The Commission has recommended for the government of National Capital Territory of Delhi that 12.5 percent of the taxes, duties, fees and tolls collected by the government from 2012-13 onwards shall be kept in the divisible pool of the government for each financial year.
In the new scheme, 50 percent of the divisive pool fund shall be distributed amongst all the municipalities with reference to existing principle based on population and area in the ration of 70:30, it has recommended.
For the Central government, the Commission has recommended that it should ensure that the Union Urban Development Ministry does not deal with matters related to constitution and powers of the municipal corporations and other local authorities.
“The central government should recuse from framing of building bye-laws for regulating the construction of buildings in Delhi. It should also consider releasing the share of the Delhi government in the taxes and duties in the Union List as at par with other states,” the report said.
For municipal corporations, the report suggests that municipal bodies should focus on the core municipal functions only.
“For example, providing education at school level is not a municipal function. Surprisingly, the municipalities in Delhi despite legal restrictions continue to spend funds in providing primary education.”

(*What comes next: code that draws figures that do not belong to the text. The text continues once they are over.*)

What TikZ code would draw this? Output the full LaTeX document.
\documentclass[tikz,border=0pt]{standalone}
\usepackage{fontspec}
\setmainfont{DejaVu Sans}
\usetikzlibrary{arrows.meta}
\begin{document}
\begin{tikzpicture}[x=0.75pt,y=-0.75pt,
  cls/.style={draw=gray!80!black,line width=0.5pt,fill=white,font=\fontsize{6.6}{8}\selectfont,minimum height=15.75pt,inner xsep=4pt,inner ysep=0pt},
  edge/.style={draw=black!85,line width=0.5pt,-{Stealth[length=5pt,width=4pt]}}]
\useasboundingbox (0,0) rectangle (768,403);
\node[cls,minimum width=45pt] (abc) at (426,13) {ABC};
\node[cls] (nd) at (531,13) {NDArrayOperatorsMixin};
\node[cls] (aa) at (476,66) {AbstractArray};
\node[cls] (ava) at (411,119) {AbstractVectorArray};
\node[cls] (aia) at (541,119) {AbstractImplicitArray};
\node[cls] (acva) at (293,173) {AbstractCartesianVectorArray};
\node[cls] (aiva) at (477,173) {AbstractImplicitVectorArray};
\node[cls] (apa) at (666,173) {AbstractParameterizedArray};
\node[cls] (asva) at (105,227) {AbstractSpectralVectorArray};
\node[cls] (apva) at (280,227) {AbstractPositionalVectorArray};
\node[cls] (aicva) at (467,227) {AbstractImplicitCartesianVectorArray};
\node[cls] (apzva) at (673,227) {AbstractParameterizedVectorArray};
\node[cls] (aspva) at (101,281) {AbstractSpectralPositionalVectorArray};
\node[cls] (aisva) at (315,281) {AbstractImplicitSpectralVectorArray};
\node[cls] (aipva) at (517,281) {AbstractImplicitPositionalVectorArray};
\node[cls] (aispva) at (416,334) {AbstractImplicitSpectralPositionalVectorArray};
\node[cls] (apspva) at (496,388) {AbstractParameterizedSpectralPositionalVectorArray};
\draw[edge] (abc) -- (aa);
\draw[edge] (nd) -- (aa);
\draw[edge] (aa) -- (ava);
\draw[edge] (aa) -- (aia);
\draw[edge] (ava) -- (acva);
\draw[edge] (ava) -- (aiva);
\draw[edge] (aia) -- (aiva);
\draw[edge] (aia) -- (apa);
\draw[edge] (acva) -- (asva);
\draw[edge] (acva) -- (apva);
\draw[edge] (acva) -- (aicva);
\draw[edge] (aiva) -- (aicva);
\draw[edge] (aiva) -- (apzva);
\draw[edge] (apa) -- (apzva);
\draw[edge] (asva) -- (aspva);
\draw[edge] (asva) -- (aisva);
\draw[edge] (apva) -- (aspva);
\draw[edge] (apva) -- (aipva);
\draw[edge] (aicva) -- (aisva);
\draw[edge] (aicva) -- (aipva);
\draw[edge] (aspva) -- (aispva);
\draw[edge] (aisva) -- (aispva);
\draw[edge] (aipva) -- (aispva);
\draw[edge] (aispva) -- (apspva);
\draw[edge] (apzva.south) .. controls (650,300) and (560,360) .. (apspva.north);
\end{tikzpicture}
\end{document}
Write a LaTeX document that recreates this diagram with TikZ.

The Fourth Delhi Finance Commission was set up on 14 October, 2009 and was scheduled to give its reports in January 2010. But it was delayed by three years and was submitted in March 2013. Its recommendations were to be implemented from 2010 to 2015.
BJP legislator Vijender Gupta had met Lt. Governor Najeeb Jung before the winter session of the assembly, demanding the Fourth Delhi Finance Commission Report be placed in the assembly during the session beginning on November 18.